© Reuters
Mossad, the Israeli spy agency, has been hit with new allegations that its agents use Canadian passports to conduct foreign covert operations.
The allegations surfaced yesterday in a courtroom in Auckland, New Zealand.
The court heard that one of two men charged with participating in an organized crime group to obtain a false passport had earlier travelled into the country with a Canadian passport.
Urie Zoshe Kelman, 30, entered the country with Canadian documentation five years ago, on Feb. 2, 1999, the court heard. His stay lasted eight weeks and he left the country, headed for Melbourne, Australia, using a temporary replacement Canadian passport obtained while in New Zealand.
Senior government officials in New Zealand have told reporters there that Mr. Kelman and Eli Cara, his 50-year-old co-accused, are agents of Mossad, the Israeli foreign spy service.
"We're aware of the allegations, or the alleged information, that surfaced in the court case in New Zealand. Nothing else can be added at this time," said Reynald Doiron, a spokesman with Canada's Department of Foreign Affairs.
While the Canadian government is keeping a close eye on the Auckland court case -- it learned of the developments just two days ago -- there has been no official communication with the Israeli government.
Similar allegations have caused serious diplomatic problems in the past.
In 1997, Canada pulled its ambassador from Israel after two Mossad agents were caught using Canadian passports during a failed assassination attempt on Khalid Mashaal -- a leading Hamas official -- in Jordan.Israel assured Canada then that Canadian passports would no longer be used for covert purposes.
However, the
National Post reported in 2002 that an informant had supplied information to Israeli agents posing as Canadians while on a mission to locate a senior Hamas leader in Gaza. Militant Palestinian leader Salah Shehadeh was later assassinated by Israeli forces in a July 23 missile attack that also killed 14 others, including nine children.
The informant claimed he was recruited by three agents who said they were Canadians and took him to the Canadian embassy in Tel Aviv before coercing him with promises of travel to Canada and threats to distribute fake photos showing him in sexual encounters.
"Mossad is, by tradition and culture, a rather singularly ruthless intelligence organization," said intelligence expert Wesley Wark, a professor at the University of Toronto. "It is one that sees its role as defending the survival of Israel. From conversations I've had with people in that world, it does take that mission very seriously. And
Mossad, unlike some other Western intelligence agencies, is relatively unshackled by internal bureaucratic controls or Israeli legal restraint."
Mr. Doiron said it is too early to tell whether the co-accused in this case are linked to Mossad. "We cannot conclude that at this time," he said.
In fact, the passport numbers that have surfaced in court do not, at first glance, appear to be authentic.
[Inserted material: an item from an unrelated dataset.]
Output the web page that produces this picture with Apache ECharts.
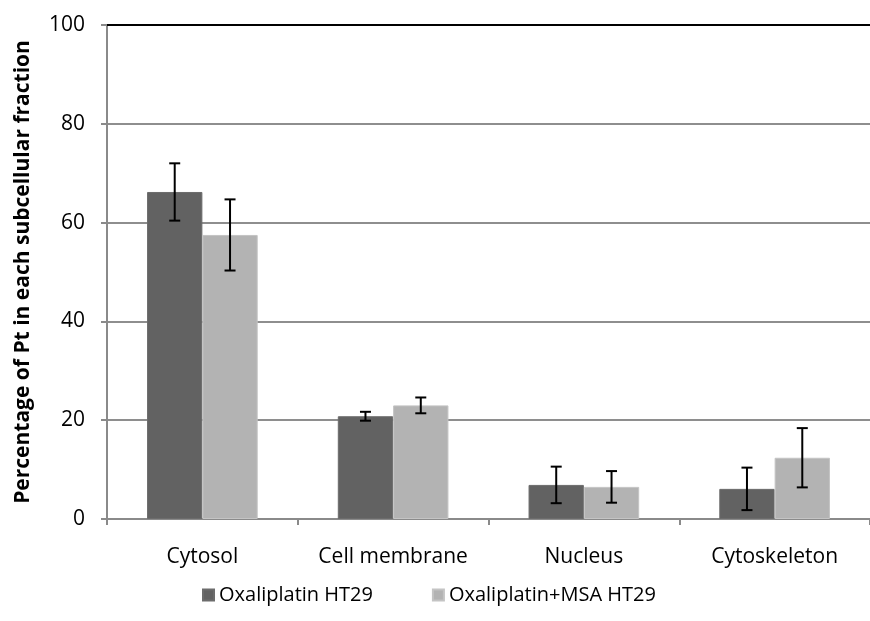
<!DOCTYPE html>
<html>
<head>
<meta charset="utf-8">
<script src="https://cdn.jsdelivr.net/npm/echarts@6/dist/echarts.min.js"></script>
<style>
    html, body { margin: 0; padding: 0; background: #fff; }
    #chart { width: 870px; height: 621px; }
</style>
</head>
<body>
<div id="chart"></div>
<script>
const categories = ['Cytosol', 'Cell membrane', 'Nucleus', 'Cytoskeleton'];
const oxaliplatin = [66.2, 20.8, 6.9, 6.1];
const oxaliplatinErr = [5.8, 0.9, 3.7, 4.3];
const oxaliplatinMsa = [57.5, 23.0, 6.5, 12.4];
const oxaliplatinMsaErr = [7.2, 1.6, 3.2, 6.0];
const yTicks = [0, 20, 40, 60, 80, 100];

const FONT = '"Open Sans", "Liberation Sans", sans-serif';
const barCategoryGap = 0.42;
const barFrac = (1 - barCategoryGap) / 2;

// error bar data: [category index, low, high]
const errData = (vals, errs) => vals.map((v, i) => [i, v - errs[i], v + errs[i]]);

// offset: -1 for first series, +1 for second
const errRenderer = (offset) => (params, api) => {
    const band = api.size([1, 0])[0];
    const hi = api.coord([api.value(0), api.value(2)]);
    const lo = api.coord([api.value(0), api.value(1)]);
    const x = hi[0] + offset * band * barFrac / 2;
    const cap = 5.5;
    const style = { stroke: '#000', lineWidth: 2 };
    return {
        type: 'group',
        children: [
            { type: 'line', shape: { x1: x, y1: hi[1], x2: x, y2: lo[1] }, style },
            { type: 'line', shape: { x1: x - cap, y1: hi[1], x2: x + cap, y2: hi[1] }, style },
            { type: 'line', shape: { x1: x - cap, y1: lo[1], x2: x + cap, y2: lo[1] }, style }
        ]
    };
};

const chart = echarts.init(document.getElementById('chart'));
chart.setOption({
    animation: false,
    color: ['#626262', '#b3b3b3'],
    textStyle: { fontFamily: FONT },
    legend: {
        data: ['Oxaliplatin HT29', 'Oxaliplatin+MSA HT29'],
        left: 197,
        top: 580,
        itemWidth: 11,
        itemHeight: 11,
        itemGap: 59,
        icon: 'rect',
        textStyle: { color: '#000', fontSize: 20, fontFamily: FONT }
    },
    grid: { left: 107, right: 0, top: 25, bottom: 102 },
    xAxis: [
        {
            type: 'category',
            data: categories,
            axisLine: { lineStyle: { color: '#8a8a8a', width: 2 } },
            axisTick: { show: true, interval: 0, length: 6, lineStyle: { color: '#8a8a8a', width: 2 } },
            axisLabel: { color: '#000', fontSize: 21, margin: 28, interval: 0, fontFamily: FONT }
        },
        {
            type: 'category',
            position: 'top',
            data: categories,
            axisLine: { lineStyle: { color: '#000', width: 2 } },
            axisTick: { show: false },
            axisLabel: { show: false }
        }
    ],
    yAxis: {
        type: 'value',
        min: yTicks[0],
        max: yTicks[yTicks.length - 1],
        interval: yTicks[1] - yTicks[0],
        name: 'Percentage of Pt in each subcellular fraction',
        nameLocation: 'middle',
        nameGap: 73,
        nameTextStyle: { color: '#000', fontSize: 21, fontWeight: 'bold', fontFamily: FONT },
        axisLine: { show: true, lineStyle: { color: '#8a8a8a', width: 2 } },
        axisTick: { show: true, length: 6, lineStyle: { color: '#8a8a8a', width: 2 } },
        axisLabel: { color: '#000', fontSize: 21, margin: 22, fontFamily: FONT },
        splitLine: { lineStyle: { color: '#8e8e8e', width: 2 } }
    },
    series: [
        {
            name: 'Oxaliplatin HT29',
            type: 'bar',
            data: oxaliplatin,
            barGap: '0%',
            barCategoryGap: (barCategoryGap * 100) + '%',
            itemStyle: { borderColor: '#6c6c6c', borderWidth: 1 }
        },
        {
            name: 'Oxaliplatin+MSA HT29',
            type: 'bar',
            data: oxaliplatinMsa,
            barGap: '0%',
            barCategoryGap: (barCategoryGap * 100) + '%',
            itemStyle: { borderColor: '#c4c4c4', borderWidth: 1 }
        },
        {
            type: 'custom',
            renderItem: errRenderer(-1),
            data: errData(oxaliplatin, oxaliplatinErr),
            encode: { x: 0, y: [1, 2] },
            z: 10,
            silent: true
        },
        {
            type: 'custom',
            renderItem: errRenderer(1),
            data: errData(oxaliplatinMsa, oxaliplatinMsaErr),
            encode: { x: 0, y: [1, 2] },
            z: 10,
            silent: true
        }
    ]
});
</script>
</body>
</html>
Mr. Kelman flew to Auckland from Los Angeles on Qantas Flight QF101 using Canadian passport CA PC 038241. He left March 30, 1999, flying to Melbourne, Australia on Qantas Flight QF36 with a replacement passport bearing the same number.
Authentic Canadian passports have only two letters -- signifying the year the document was issued -- and six letters.
A source said it would be surprising if Israel's meticulous intelligence agency had in fact botched a passport forgery.
Contacted by the
Post yesterday, Ofir Gendelman, second secretary with the Israeli mission in Ottawa, said he was aware of the court case, but unfamiliar with the allegations one of the men had used a Canadian passport.
"That's news to me," he said. Mr. Gendelman refused to comment on how an apparently bogus Canadian passport came to be in the possession of an Israeli citizen. He would not answer charges that the men were Mossad operatives.
"We know nothing about it," he said.
Mr. Wark said Mossad has used Canadian passports in the past to avoid suspicion when travelling the world, particularly the Middle East.
"While we have a history of pretty high level of negotiations and very strong condemnations [from the Canadian government] in exchanges with the Israelis requiring them to stop this practice, there's no sign that those demarches have ever really had a serious effect," he said. "If it's an operational necessity they'll use it."
The alleged criminal enterprise to obtain New Zealand passports was discovered -- and charges laid against Mr. Kelman and Mr. Cara -- after Zev William Barkan, who is travelling on a U.S. passport, used the name of a man with cerebral palsy to obtain a passport. A customs investigator noticed an irregularity with the application and telephoned the applicant.
He said he was suspicious because the person had "a Canadian or American accent" according to the
New Zealand Herald. Police launched an investigation, which resulted in the March 20 arrest of the two men and subsequent charges. Unusually, the case has been fast-tracked into court.
Mr. Barkan has gone missing but police allege surveillance operations linked him to Mr. Cara and Mr. Kelman.
It remains unknown why the men were in the country.